* **Information shown**
#####

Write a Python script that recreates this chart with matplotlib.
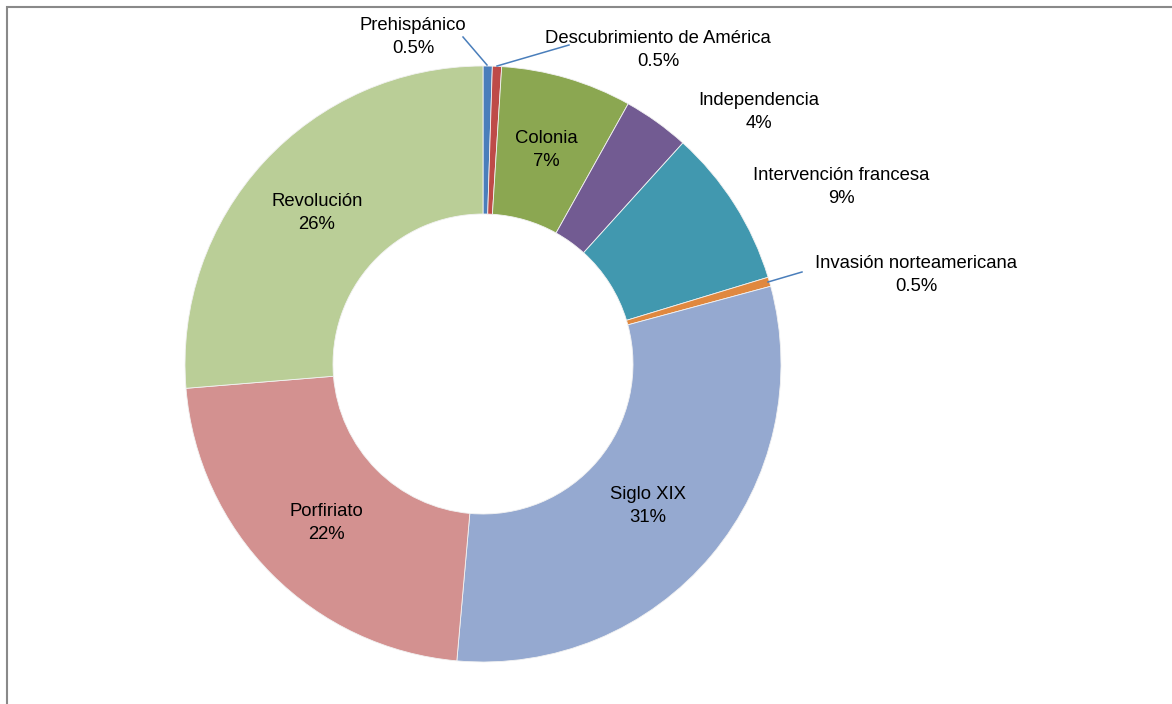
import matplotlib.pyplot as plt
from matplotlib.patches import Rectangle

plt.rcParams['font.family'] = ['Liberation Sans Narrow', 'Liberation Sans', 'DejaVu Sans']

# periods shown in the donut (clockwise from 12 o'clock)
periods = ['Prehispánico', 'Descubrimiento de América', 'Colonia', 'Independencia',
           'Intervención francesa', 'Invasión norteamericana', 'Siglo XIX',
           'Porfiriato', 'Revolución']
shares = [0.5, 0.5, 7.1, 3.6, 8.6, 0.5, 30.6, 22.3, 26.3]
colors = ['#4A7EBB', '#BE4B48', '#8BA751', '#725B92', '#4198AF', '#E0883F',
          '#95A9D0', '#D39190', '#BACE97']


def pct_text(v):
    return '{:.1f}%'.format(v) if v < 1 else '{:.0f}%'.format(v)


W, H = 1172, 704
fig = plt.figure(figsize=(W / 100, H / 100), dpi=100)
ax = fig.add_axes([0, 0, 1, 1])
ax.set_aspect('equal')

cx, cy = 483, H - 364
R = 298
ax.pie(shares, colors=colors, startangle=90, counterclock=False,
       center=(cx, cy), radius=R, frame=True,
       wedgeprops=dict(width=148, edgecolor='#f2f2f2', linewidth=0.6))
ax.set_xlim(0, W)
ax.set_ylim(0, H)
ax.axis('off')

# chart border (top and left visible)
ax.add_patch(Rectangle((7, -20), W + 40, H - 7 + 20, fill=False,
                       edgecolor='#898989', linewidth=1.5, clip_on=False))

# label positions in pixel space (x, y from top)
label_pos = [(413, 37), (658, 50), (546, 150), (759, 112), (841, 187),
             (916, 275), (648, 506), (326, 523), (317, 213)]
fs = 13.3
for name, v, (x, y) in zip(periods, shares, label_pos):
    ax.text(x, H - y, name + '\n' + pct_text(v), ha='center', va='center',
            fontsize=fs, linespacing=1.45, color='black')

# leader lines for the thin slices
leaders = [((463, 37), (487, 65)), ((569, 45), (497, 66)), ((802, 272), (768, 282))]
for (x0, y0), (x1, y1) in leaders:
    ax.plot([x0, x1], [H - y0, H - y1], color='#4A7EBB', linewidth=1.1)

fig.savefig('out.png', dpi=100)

#####

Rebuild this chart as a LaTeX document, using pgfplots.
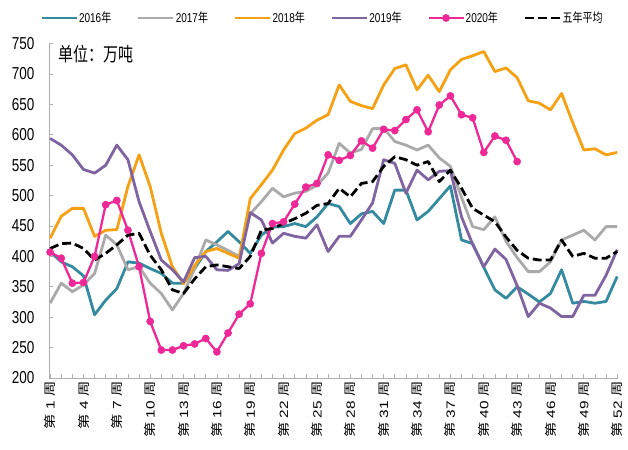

#####

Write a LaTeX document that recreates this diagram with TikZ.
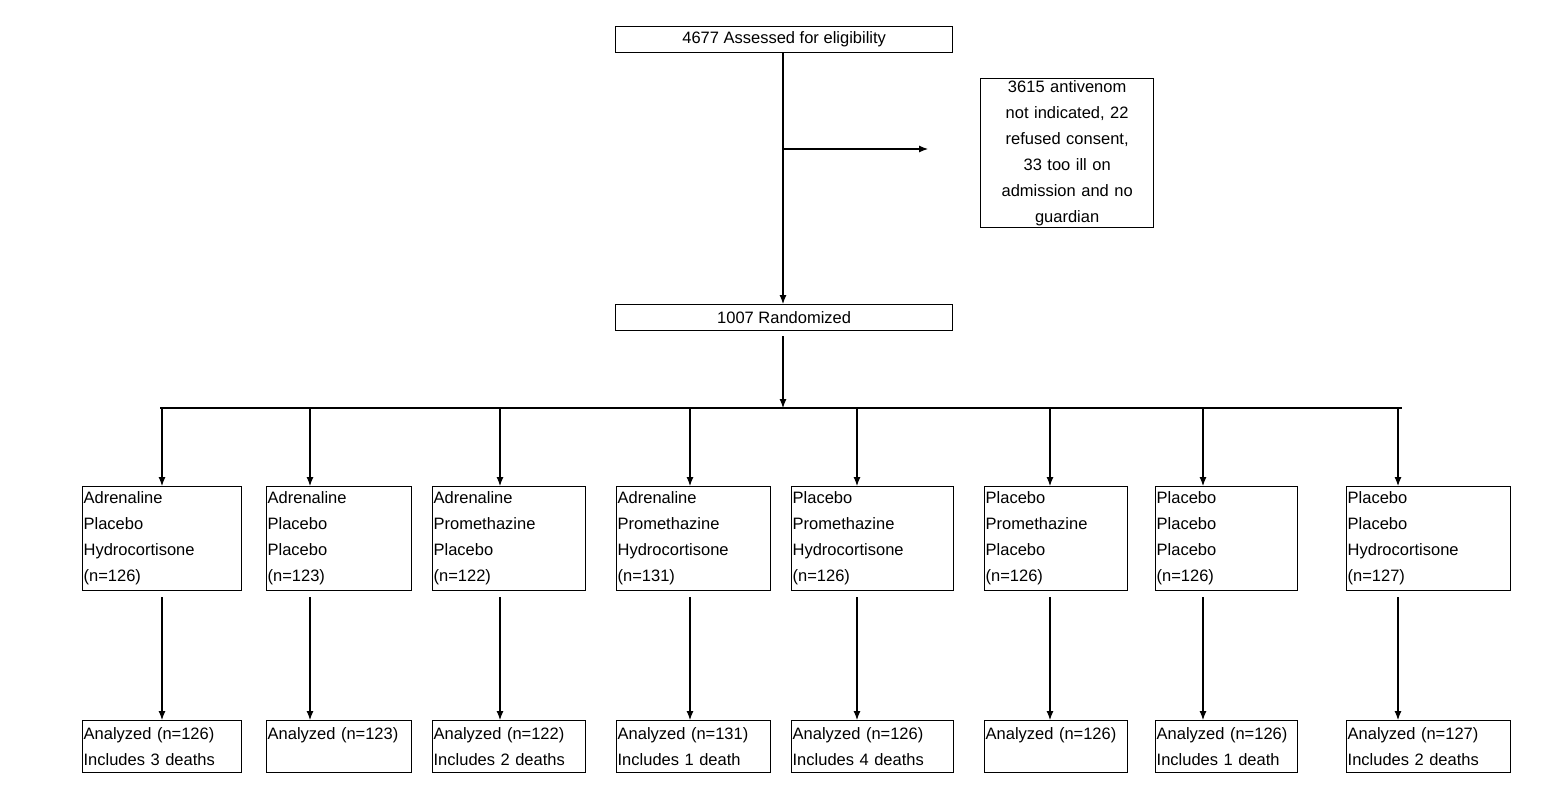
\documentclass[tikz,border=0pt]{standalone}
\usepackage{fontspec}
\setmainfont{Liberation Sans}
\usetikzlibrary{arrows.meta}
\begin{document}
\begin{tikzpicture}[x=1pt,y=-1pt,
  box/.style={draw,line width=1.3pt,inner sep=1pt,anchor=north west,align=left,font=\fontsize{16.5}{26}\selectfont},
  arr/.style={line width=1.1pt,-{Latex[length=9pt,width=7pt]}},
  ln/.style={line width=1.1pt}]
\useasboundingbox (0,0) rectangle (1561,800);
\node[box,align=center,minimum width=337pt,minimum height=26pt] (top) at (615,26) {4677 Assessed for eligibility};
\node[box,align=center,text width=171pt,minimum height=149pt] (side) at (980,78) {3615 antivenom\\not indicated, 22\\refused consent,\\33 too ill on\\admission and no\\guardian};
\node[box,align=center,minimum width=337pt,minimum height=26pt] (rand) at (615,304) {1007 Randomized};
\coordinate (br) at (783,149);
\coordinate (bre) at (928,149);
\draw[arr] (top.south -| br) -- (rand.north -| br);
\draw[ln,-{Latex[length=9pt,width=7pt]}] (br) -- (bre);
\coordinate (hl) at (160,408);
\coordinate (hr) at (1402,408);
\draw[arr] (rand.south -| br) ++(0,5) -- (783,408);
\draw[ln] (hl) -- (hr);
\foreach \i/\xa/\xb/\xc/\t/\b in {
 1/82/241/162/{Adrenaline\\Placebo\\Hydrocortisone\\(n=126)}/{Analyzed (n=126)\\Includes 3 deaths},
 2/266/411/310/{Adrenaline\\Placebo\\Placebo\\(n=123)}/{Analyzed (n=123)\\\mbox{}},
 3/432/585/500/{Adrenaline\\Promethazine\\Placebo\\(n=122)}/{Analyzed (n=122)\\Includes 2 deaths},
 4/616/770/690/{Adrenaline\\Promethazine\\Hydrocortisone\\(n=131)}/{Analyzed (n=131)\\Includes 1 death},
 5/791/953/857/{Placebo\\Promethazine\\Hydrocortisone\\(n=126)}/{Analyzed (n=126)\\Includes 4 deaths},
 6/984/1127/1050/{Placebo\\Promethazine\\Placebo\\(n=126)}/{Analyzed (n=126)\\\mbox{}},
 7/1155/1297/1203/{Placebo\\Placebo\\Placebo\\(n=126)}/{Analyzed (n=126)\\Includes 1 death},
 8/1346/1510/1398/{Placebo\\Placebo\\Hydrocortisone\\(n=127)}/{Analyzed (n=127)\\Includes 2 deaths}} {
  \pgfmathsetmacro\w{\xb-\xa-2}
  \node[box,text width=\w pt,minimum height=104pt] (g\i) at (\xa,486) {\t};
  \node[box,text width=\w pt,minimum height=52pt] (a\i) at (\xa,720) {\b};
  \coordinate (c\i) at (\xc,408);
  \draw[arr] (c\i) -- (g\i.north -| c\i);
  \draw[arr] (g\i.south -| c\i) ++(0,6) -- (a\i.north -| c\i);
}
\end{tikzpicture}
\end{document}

#####

* **Given task**
Go back to the lines above and output, exactly as they stand, the ones from the line containing "Write a Python" to the line containing "if v < 1 else". Leave all pictures behind.

* **The result**
Write a Python script that recreates this chart with matplotlib.
import matplotlib.pyplot as plt
from matplotlib.patches import Rectangle

plt.rcParams['font.family'] = ['Liberation Sans Narrow', 'Liberation Sans', 'DejaVu Sans']

# periods shown in the donut (clockwise from 12 o'clock)
periods = ['Prehispánico', 'Descubrimiento de América', 'Colonia', 'Independencia',
           'Intervención francesa', 'Invasión norteamericana', 'Siglo XIX',
           'Porfiriato', 'Revolución']
shares = [0.5, 0.5, 7.1, 3.6, 8.6, 0.5, 30.6, 22.3, 26.3]
colors = ['#4A7EBB', '#BE4B48', '#8BA751', '#725B92', '#4198AF', '#E0883F',
          '#95A9D0', '#D39190', '#BACE97']


def pct_text(v):
    return '{:.1f}%'.format(v) if v < 1 else '{:.0f}%'.format(v)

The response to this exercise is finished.